I felt like a schmuck.  I don’t know if I misread the situation.  I don’t know if I led him on.  Or if I entertained the idea of dating this good man.  As much as I liked him, I just didn’t feel that fire.  If I game him more time, maybe I would have.  But mostly, I felt cared for.  Every time I talk to my girlfriend Christina, every time I open the pages of a book about love, this is what it’s about.  Caring.  What am I looking for then?  I genuinely like this guy, but something in me, or in him, is blocking any romantic cohesion.  I have to trust that feeling in my gut, right?  

The life I’ve led, mostly single, or navigating a newish relationship that might last up to a year, is atypical in my community.  But in relationships, I have always had a hard time trusting myself.  Have you heard the Beastie Boy’s song “Sabotage?”  It’s not so much my style of music, but it’s my style of romance.  I’m working on it.  I am not twenty two, so I’m not looking for my first love.  I believe we have multiple soul mates.  I have grown into a self sufficient woman with opinions and drives.  And of course, issues.  Any relationship I settle into will not be one in which I grow up, but one in which I simply grow.  I am on this journey, in part, to learn to trust myself better.  And while I want, ultimately, to love one person, I think I still have some growing to do on my own. 

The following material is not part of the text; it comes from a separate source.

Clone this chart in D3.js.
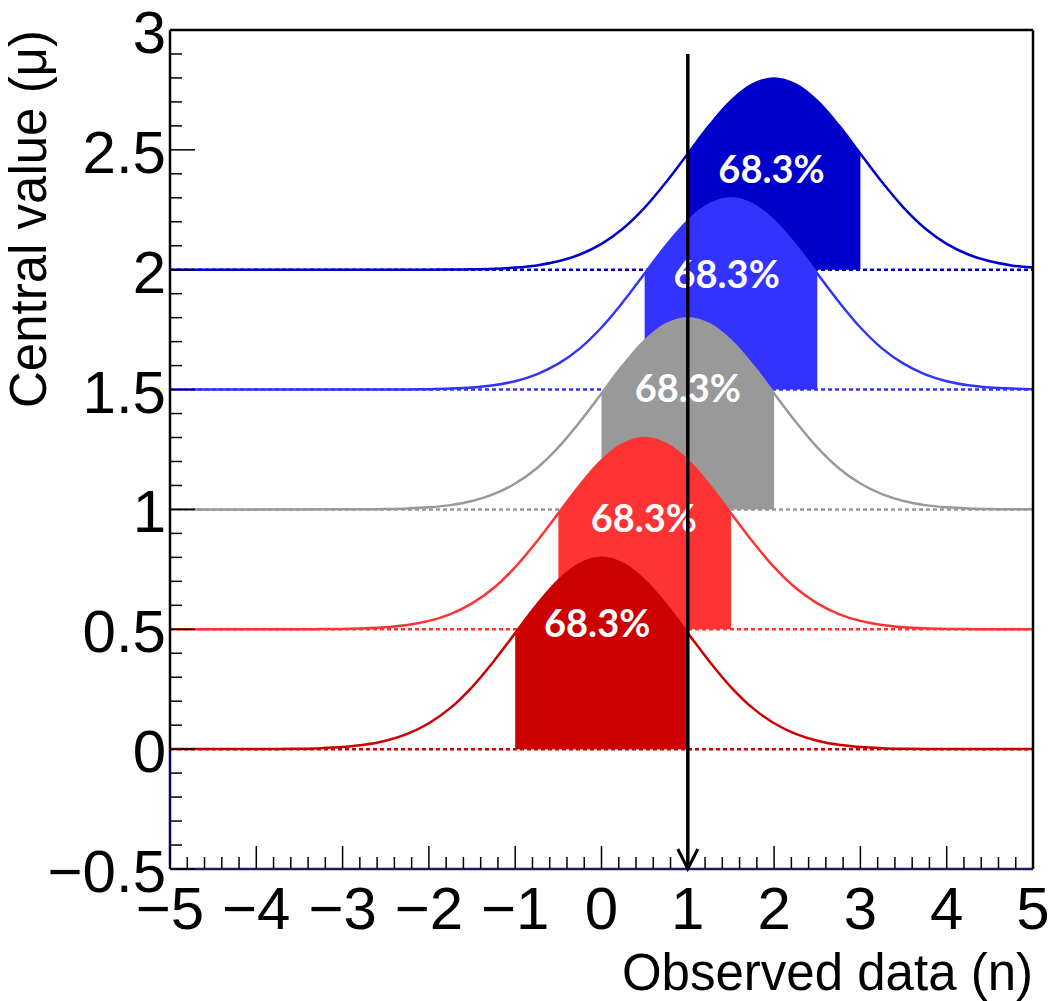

The sky here is still grey, but the rain has stopped.  It’s time to hit the dog park, and I may have time to roll through Frankfort this afternoon.  I never set out to toy with anyone’s heart.  I am tired of denying good people, inviting in those who won’t last.  My unavailability is so transparent.  But so, I hope, is my genuine warmth for the people on my path.  Love is a tricky word: a feeling, an act, a name for god ~ I don’t know.  But it’s why I write.  It’s where I finger the prayer beads of keys on my macbook over and over.  Please forgive me.  I have screwed up again.  And again.  But I’m still grateful, still hopeful, still willing to grow. 

The overturned flower rack is meant as a gate to keep Hoopla inside.

The overturned flower rack is meant as a gate to keep Hoopla inside.